The last time I took my kids to a crowded theme park, I spent more mental energy guarding my stuff than actually watching them. My phone was shoved in my front pocket, my wallet was jammed in the outside zipper of my regular tote, and my passport card for our trip home sat loose in a side compartment I kept second-guessing. My hands were technically free, but my brain was not. Every time someone bumped into me in the ride line, I did the frantic pat-down. When I found the SPAHER Anti-Theft RFID Sling Bag, I was skeptical. Anti-theft features on a bag that costs less than a tank of gas?

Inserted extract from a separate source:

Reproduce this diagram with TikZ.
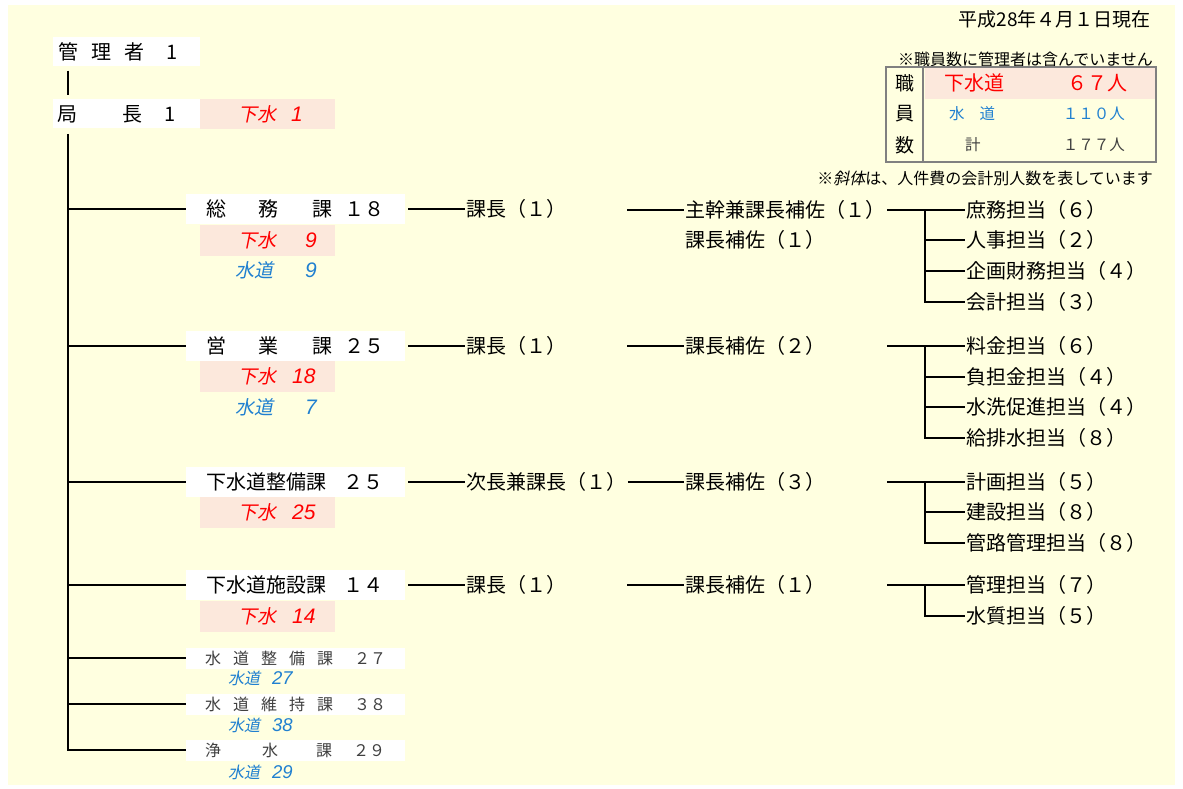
\documentclass[tikz,border=0pt]{standalone}
\usepackage{fontspec}
\setmainfont{Noto Sans CJK JP}
\newfontfamily\slfont{Noto Sans CJK JP}[FakeSlant=0.2]
\newfontfamily\numfont{Liberation Sans}
\usetikzlibrary{positioning}
\definecolor{bgyel}{HTML}{FFFFE0}
\definecolor{pinkbg}{HTML}{FCE8DC}
\definecolor{redtxt}{HTML}{FF0000}
\definecolor{bluetxt}{HTML}{2080D0}
\definecolor{graytxt}{HTML}{404040}
\definecolor{tblgray}{HTML}{808080}
\newcommand{\fs}[1]{\fontsize{#1}{#1}\selectfont}
\newcommand{\gn}[2][21]{{\numfont\itshape\fs{#1}#2}}

\begin{document}
\begin{tikzpicture}[x=1pt,y=-1pt,
  conn/.style={line width=2pt},
  topbox/.style={fill=white,anchor=west,minimum height=29pt,text width=147pt,inner sep=0pt,align=left,font=\fs{20}},
  secbox/.style={fill=white,anchor=west,minimum height=30pt,text width=219pt,inner sep=0pt,align=left,font=\fs{20}},
  smallbox/.style={fill=white,anchor=west,minimum height=21pt,text width=219pt,inner sep=0pt,align=left,font=\fs{16},text=graytxt},
  genbox/.style={fill=pinkbg,anchor=north west,minimum height=31pt,text width=135pt,inner sep=0pt,align=left,font=\slfont\fs{19},text=redtxt},
  suido/.style={anchor=west,inner sep=0pt,font=\slfont\fs{19},text=bluetxt},
  suido_s/.style={suido,font=\slfont\fs{16}},
  lbl/.style={anchor=west,inner sep=1pt,font=\fs{20}},
  note/.style={anchor=east,inner sep=0pt,font=\fs{16}},
  tcell/.style={inner sep=0pt,font=\fs{19}}]
\useasboundingbox (0,0) rectangle (1183,789);
\fill[white] (0,0) rectangle (1183,789);
\fill[bgyel] (8,5) rectangle (1175,785);

\node[note,font=\fs{19}] (date) at (1151,19) {平成28年４月１日現在};
\node[note] (note_1) at (1153,59) {※職員数に管理者は含んでいません};
\node[note] (note_2) at (1153,178) {※{\slfont 斜体}は、人件費の会計別人数を表しています};

\fill[pinkbg] (925,68) rectangle (1155,99);
\node[draw=tblgray,line width=2.5pt,minimum width=270pt,minimum height=95pt,inner sep=0pt] (tbl) at (1021,114.5) {};
\draw[tblgray,line width=2pt] ([xshift=38pt]tbl.north west) -- ([xshift=38pt]tbl.south west);
\node[tcell] (tbl_1) at (905,83) {職};
\node[tcell] (tbl_2) at (905,114) {員};
\node[tcell] (tbl_3) at (905,145) {数};
\node[tcell,anchor=west,text=redtxt,font=\fs{20}] (tbl_g) at (944,83) {下水道};
\node[tcell,anchor=east,text=redtxt,font=\fs{20}] (tbl_gn) at (1128,83) {６７人};
\node[tcell,anchor=west,text=bluetxt,font=\fs{15.5}] (tbl_s) at (949,114) {水\hspace{15pt}道};
\node[tcell,anchor=east,text=bluetxt,font=\fs{15.5}] (tbl_sn) at (1125,114) {１１０人};
\node[tcell,anchor=west,text=graytxt,font=\fs{15.5}] (tbl_k) at (965,145) {計};
\node[tcell,anchor=east,text=graytxt,font=\fs{15.5}] (tbl_kn) at (1125,145) {１７７人};

\node[topbox] (kanri) at (53,52) {\hspace*{5pt}管\hspace{13pt}理\hspace{13pt}者\hspace{22pt}1};
\node[topbox] (kyoku) at (53,114) {\hspace*{4pt}局\hspace{45pt}長\hspace{22pt}1};
\node[genbox,anchor=west,minimum height=30pt] (kyoku_g) at (200,114) {\hspace*{38pt}下水\hspace{15pt}\gn{1}};
\draw[conn] ([xshift=15pt,yshift=-4pt]kanri.south west) -- ([xshift=15pt,yshift=4pt]kyoku.north west);
\coordinate (trunk) at (68,134);

\node[secbox] (somu) at (186,209) {\hspace*{20pt}総\hspace{32pt}務\hspace{34pt}課\hspace{12pt}１８};
\node[genbox] (somu_g) at (200,225) {\hspace*{38pt}下水\hspace{29pt}\gn{9}};
\node[suido] (somu_s) at (235,270) {水道\hspace{32pt}\gn{9}};
\node[secbox] (eigyo) at (186,346) {\hspace*{20pt}営\hspace{32pt}業\hspace{34pt}課\hspace{12pt}２５};
\node[genbox] (eigyo_g) at (200,361) {\hspace*{38pt}下水\hspace{16pt}\gn{18}};
\node[suido] (eigyo_s) at (235,407) {水道\hspace{32pt}\gn{7}};
\node[secbox] (gseibi) at (186,482) {\hspace*{20pt}下水道整備課\hspace{17pt}２５};
\node[genbox] (gseibi_g) at (200,497) {\hspace*{38pt}下水\hspace{16pt}\gn{25}};
\node[secbox] (gshisetsu) at (186,585) {\hspace*{20pt}下水道施設課\hspace{17pt}１４};
\node[genbox] (gshisetsu_g) at (200,601) {\hspace*{38pt}下水\hspace{16pt}\gn{14}};
\node[smallbox] (sseibi) at (186,658) {\hspace*{19pt}水\hspace{12pt}道\hspace{12pt}整\hspace{12pt}備\hspace{12pt}課\hspace{21pt}２７};
\node[suido_s] (sseibi_s) at (228,678) {水道\hspace{12pt}\gn[18.5]{27}};
\node[smallbox] (siji) at (186,704) {\hspace*{19pt}水\hspace{12pt}道\hspace{12pt}維\hspace{12pt}持\hspace{12pt}課\hspace{21pt}３８};
\node[suido_s] (siji_s) at (228,725) {水道\hspace{12pt}\gn[18.5]{38}};
\node[smallbox] (jousui) at (186,750) {\hspace*{19pt}浄\hspace{41pt}水\hspace{38pt}課\hspace{21pt}２９};
\node[suido_s] (jousui_s) at (228,772) {水道\hspace{12pt}\gn[18.5]{29}};

\draw[conn] (trunk) |- (jousui.west);
\foreach \s in {somu,eigyo,gseibi,gshisetsu,sseibi,siji}
  \draw[conn] (trunk |- \s.west) -- (\s.west);

\node[lbl,right=60pt of somu] (somu_k) {課長（１）};
\node[lbl,right=60pt of eigyo] (eigyo_k) {課長（１）};
\node[lbl,right=60pt of gseibi] (gseibi_k) {次長兼課長（１）};
\node[lbl,right=60pt of gshisetsu] (gshisetsu_k) {課長（１）};
\foreach \s in {somu,eigyo,gseibi,gshisetsu}
  \draw[conn] ([xshift=3pt]\s.east) -- (\s_k.west);

\coordinate (colC) at (627,0);
\coordinate (colD) at (887,0);
\coordinate (colE) at (925,0);
\node[lbl] (somu_h) at (684,210) {主幹兼課長補佐（１）};
\node[lbl] (somu_h2) at (684,240) {課長補佐（１）};
\node[lbl] (eigyo_h) at (684,346) {課長補佐（２）};
\node[lbl] (gseibi_h) at (684,482) {課長補佐（３）};
\node[lbl] (gshisetsu_h) at (684,585) {課長補佐（１）};
\draw[conn] (colC |- somu_h) -- (somu_h.west);
\draw[conn] (colC |- eigyo_h) -- (eigyo_h.west);
\draw[conn] (gseibi_k.east) -- (gseibi_h.west);
\draw[conn] (colC |- gshisetsu_h) -- (gshisetsu_h.west);

\node[lbl] (somu_t1) at (965,210) {庶務担当（６）};
\node[lbl] (somu_t2) at (965,240) {人事担当（２）};
\node[lbl] (somu_t3) at (965,271) {企画財務担当（４）};
\node[lbl] (somu_t4) at (965,302) {会計担当（３）};
\node[lbl] (eigyo_t1) at (965,346) {料金担当（６）};
\node[lbl] (eigyo_t2) at (965,377) {負担金担当（４）};
\node[lbl] (eigyo_t3) at (965,407) {水洗促進担当（４）};
\node[lbl] (eigyo_t4) at (965,438) {給排水担当（８）};
\node[lbl] (gseibi_t1) at (965,482) {計画担当（５）};
\node[lbl] (gseibi_t2) at (965,512) {建設担当（８）};
\node[lbl] (gseibi_t3) at (965,543) {管路管理担当（８）};
\node[lbl] (gshisetsu_t1) at (965,585) {管理担当（７）};
\node[lbl] (gshisetsu_t2) at (965,616) {水質担当（５）};

\foreach \s/\n in {somu/4,eigyo/4,gseibi/3,gshisetsu/2}{
  \draw[conn] (colD |- \s_t1) -- (\s_t1.west);
  \foreach \i in {2,...,\n}
    \draw[conn] (colE |- \s_t1) |- (\s_t\i.west);
}
\end{tikzpicture}
\end{document}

I figured it would feel like a novelty, not a real solution.

I have been wearing this bag for about eight months now, through two theme park visits, three flights, a street fair, and more school drop-off errands than I can count. My name is Alison, I am a mom of two with a daughter who is nine and a son who is six, and I live on a farm in central Ohio where we take maybe four or five family trips a year. I am not a luxury travel blogger. I need a bag that keeps our stuff secure without making me feel like I am wearing tactical gear. Here is the honest truth about whether this one delivers.

Quick Verdict

★★★★☆ 8.1/10

A genuinely useful anti-theft crossbody that solves the real family travel security problem at a price that doesn't sting. The hidden back pocket and RFID blocking work as advertised, though the main compartment runs small and the strap could be more padded on longer days.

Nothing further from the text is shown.